Tuesday, April 26, 2011

Snakehead Encounters of the Strange Kind

***Warning: graphic dead fish images attached ***

Wow, where to start. Fished the eddies around Chain Bridge today. Immediately getting to the water there was a huge snakehead just lazily hanging out in the shallow water. I was able to touch it with my net and it swam off. For the next several hours the snakeheads rose and gulped or sipped air in front of us. They came up from the murky depths and took in some air like an alligator and then slowly sank bakd. Some came up literally under our feet, inches from the rocks we were standing on. They showed no fear of humans or rocks.

I threw a rock at one to see what would happen and all of the herring around it darted off and the snakehead just sat there. I threw another rock near it and nothing. The third rock made the fish lazily turn to the right and glide into deeper water.

We threw everything at them from Closuers to poppers and nymphs and streamers. I had one come up next to a popper which looked like it wanted to eat but now think it was just breathing. I foul hooked one in the tail as I was stripping in my line (used both sink tip and float). They showed no interest.

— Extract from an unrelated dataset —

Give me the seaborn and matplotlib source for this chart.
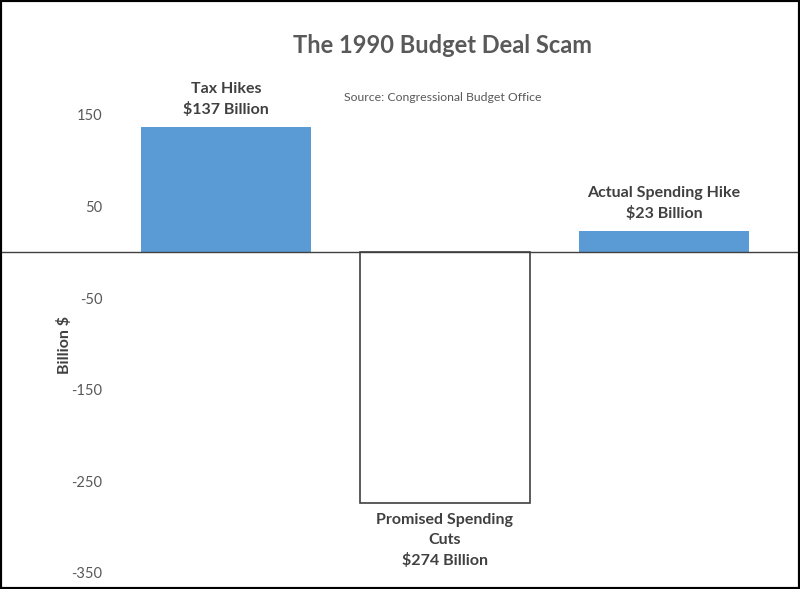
import matplotlib
matplotlib.use('Agg')
import matplotlib.pyplot as plt
import seaborn as sns
import pandas as pd
from matplotlib.patches import Rectangle

# data
categories = ['Tax Hikes', 'Promised Spending Cuts', 'Actual Spending Hike']
values = [137, -274, 23]
bar_labels = ['Tax Hikes\n$137 Billion',
              'Promised Spending\nCuts\n$274 Billion',
              'Actual Spending Hike\n$23 Billion']
yticks = [150, 50, -50, -150, -250, -350]

df = pd.DataFrame({'cat': categories, 'val': values})

sns.set_style('white')
plt.rcParams['font.family'] = ['Lato', 'DejaVu Sans']

fig = plt.figure(figsize=(8, 5.89), dpi=100)
ax = fig.add_axes([0.1456, 0.0272, 0.821, 0.8557])

palette = {'Tax Hikes': '#5B9BD5', 'Promised Spending Cuts': 'white',
           'Actual Spending Hike': '#5B9BD5'}
sns.barplot(data=df, x='cat', y='val', hue='cat', palette=palette,
            width=0.776, legend=False, ax=ax, saturation=1)

# white bar gets a dark outline
for p, v in zip(ax.patches, values):
    if v < 0:
        p.set_edgecolor('#404040')
        p.set_linewidth(1.2)
    else:
        p.set_edgecolor('none')

ax.set_ylim(-350, 200)
ax.set_xlim(-0.5, 2.5)
ax.set_yticks(yticks)
ax.set_yticklabels([str(t) for t in yticks])
ax.tick_params(axis='y', length=0, pad=10, labelsize=10.5, labelcolor='#595959')
ax.set_xticks([])
ax.set_xlabel('')
ax.set_ylabel('Billion $', fontsize=11.5, fontweight='bold', color='#404040')
ax.yaxis.set_label_coords(-0.068, 0.452)
for s in ax.spines.values():
    s.set_visible(False)

# zero line runs across the whole picture
ax.axhline(0, xmin=-116.5 / 657, xmax=(798 - 116.5) / 657, color='#404040',
           lw=1, clip_on=False, zorder=5)

for i, (v, lab) in enumerate(zip(values, bar_labels)):
    if v >= 0:
        ax.annotate(lab, (i, v), xytext=(0, 7), textcoords='offset points',
                    ha='center', va='bottom', fontsize=11.5, fontweight='bold',
                    color='#404040', linespacing=1.5)
    else:
        ax.annotate(lab, (i, v), xytext=(0, -7), textcoords='offset points',
                    ha='center', va='top', fontsize=11.5, fontweight='bold',
                    color='#404040', linespacing=1.5)

fig.text(0.553, 0.923, 'The 1990 Budget Deal Scam', ha='center', va='center',
         fontsize=17, fontweight='bold', color='#595959')
fig.text(0.554, 0.835, 'Source: Congressional Budget Office', ha='center',
         va='center', fontsize=8.8, color='#595959')

# black frame round the picture
fig.add_artist(Rectangle((0, 0), 1, 1, transform=fig.transFigure, fill=False,
                         edgecolor='black', lw=3))

fig.savefig('out.png', dpi=100)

Not long after a guy showed up with one of those cast nets and tossed it in / sight cast the thing. Sure enough he pulled out 2 snakeheads in the first try. The smallest was well over 24" and is pictured next to my bat. The next toss out he pulled one in that was the biggest I have ever seen. It was longer than my arm and made the one at the casting call look minute. He used my aluminum bat to kill the thing. It took half a dozen hits before the skull caved in. The sound would be similar to someone hitting a line drive with an aluminum bat, it was loud or imagine taking a baseball bat to a stop sign. Call it cruel but we put the thing out of misery reasonably fast compared to where most food comes from. Unreal. The fish was then gutted to make it lighter for him to haul out of the river. Everyone took turns posing with the fish.

The fish was a female and full of eggs. Tiny, smaller than a poppy seed, and bright yellow. The stomach was completely empty except for one tiny little bone. I don't eat fish and have not cut one open since bio lab in college so I"m not too familiar with their insides. This one was strange indeed. I didn't recognize any of its internal organ system.

The big snakehead was secreting so much mucous that the sand on its body was being washed off. That is nasty. 

So do females do not eat this time of year while spawning? That would answer why they would not take a fly after 3 hours of casting (I caught plenty of herring, A. shad, and gizzards-one of the biggest I have ever caught, and the white perch were thick).

So it was a great learning experience for me to be out and seeing all of those fish coming up for air, rather gingerly and sipping rather than gulping, and then going back down. Lets hope these fish start taking flies and stop being such a mystery to the fly angler.



Schooling herring. Max with Shad.
White perch are in.

Max with the BIGGEST gizzard shad I have ever seen.


Holt with the small snakehead. Thats right, this is the small one.
Max with the small one.
Snakehead bashing time.
Beautiful color patterns on them.
Holt with his dinner.

Check out the chompers on this one.


Egg sacks from the (gravid) female.

Egg sacs next to dollar bill for measurement.